Finding investigation starting points — surfacing contacts, community discussions, and reference material for an analyst to evaluate, not use wholesale. Translating messy interview recordings and transcripts into structured first drafts that analysts could shape into op-eds or summaries. Building dummy data quickly: realistic names, task structures, employee records, and project scenarios ready to load into a platform before a walkthrough. And when information on a product was genuinely scarce, identifying new angles and sources to investigate — not filling gaps with invented data, but pointing analysts toward where real data might exist. The consistent pattern: AI worked as a force multiplier for human judgment. It didn't work as a substitute for it.
What the program shipped
The market reports fed multiple content formats downstream: individual in-depth reviews, comparison articles (X vs. Y), roundup lists, and five state-of-the-industry reports that synthesized findings across all reviewed tools in each vertical. Those larger reports became the highest-effort, highest-differentiation content we published that year.
Note on metrics: Traffic and SEO ranking data from content infusion isn't included here; the 2–3× on-page time figure is from The Digital Project Manager during the first content infusion cycle.
What we used to run it
No custom infrastructure. The operation ran on a practical stack that an editorial team could actually maintain.
What I took from it
This was a program I built without a blueprint. There was no internal model to reference, no industry equivalent doing it quite this way.
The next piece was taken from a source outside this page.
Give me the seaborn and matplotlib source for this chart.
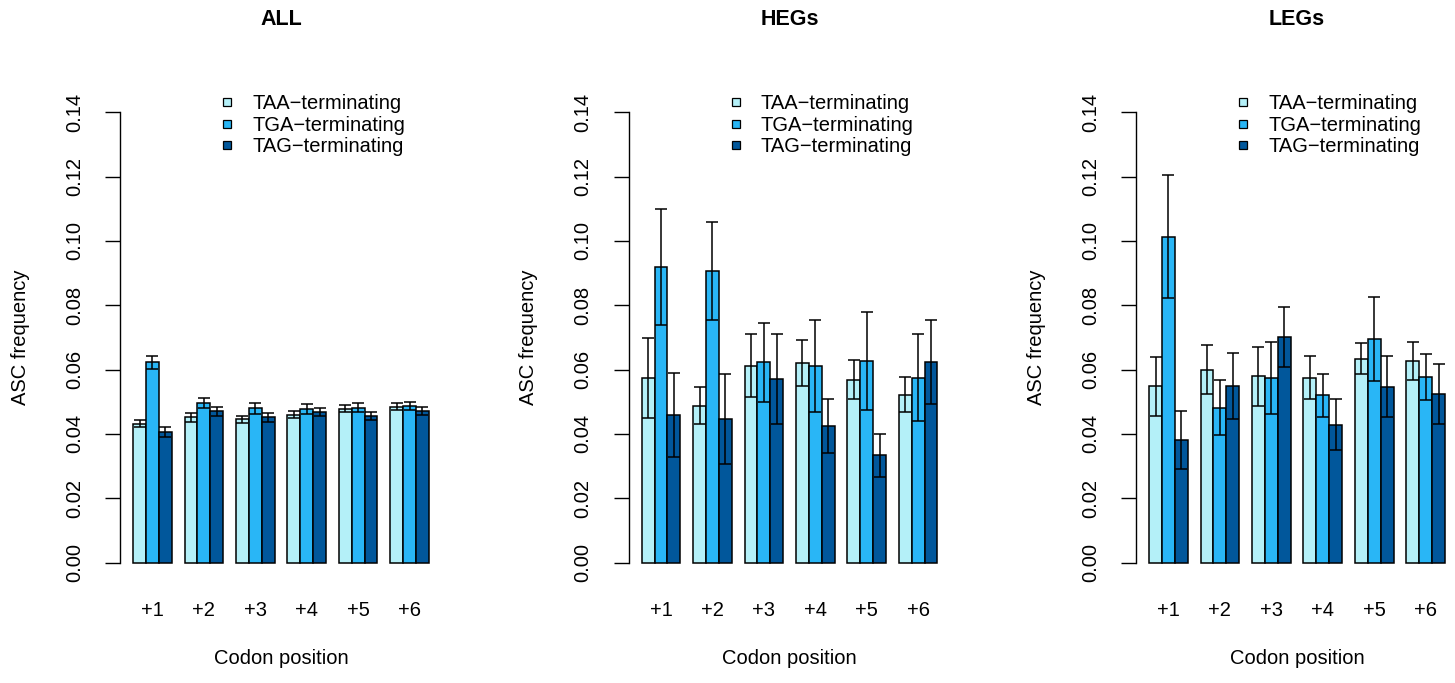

The first half of the year was heavy on iteration — figuring out what the two-day review cycle should produce, how much structure the analysts needed versus how much they could define themselves, where the editorial team fit in the workflow.
The thing that held up was the core thesis. Software review content that comes from people who've actually used the product — who've talked to three different kinds of buyers, who've read the forums — is categorically different from content that doesn't. Advertisers felt it. The on-page data confirmed it. The analysts who got in front of real users consistently came back with material that couldn't have been generated any other way.
What I'd do differently: front-load the editorial infusion workflow design before the first review ships, not six weeks after. And build the outreach playbook on day one — the analysts figured out cold outreach mechanics, but it took four months to hit a reliable weekly cadence. That's time you could recover with the right training structure from the start.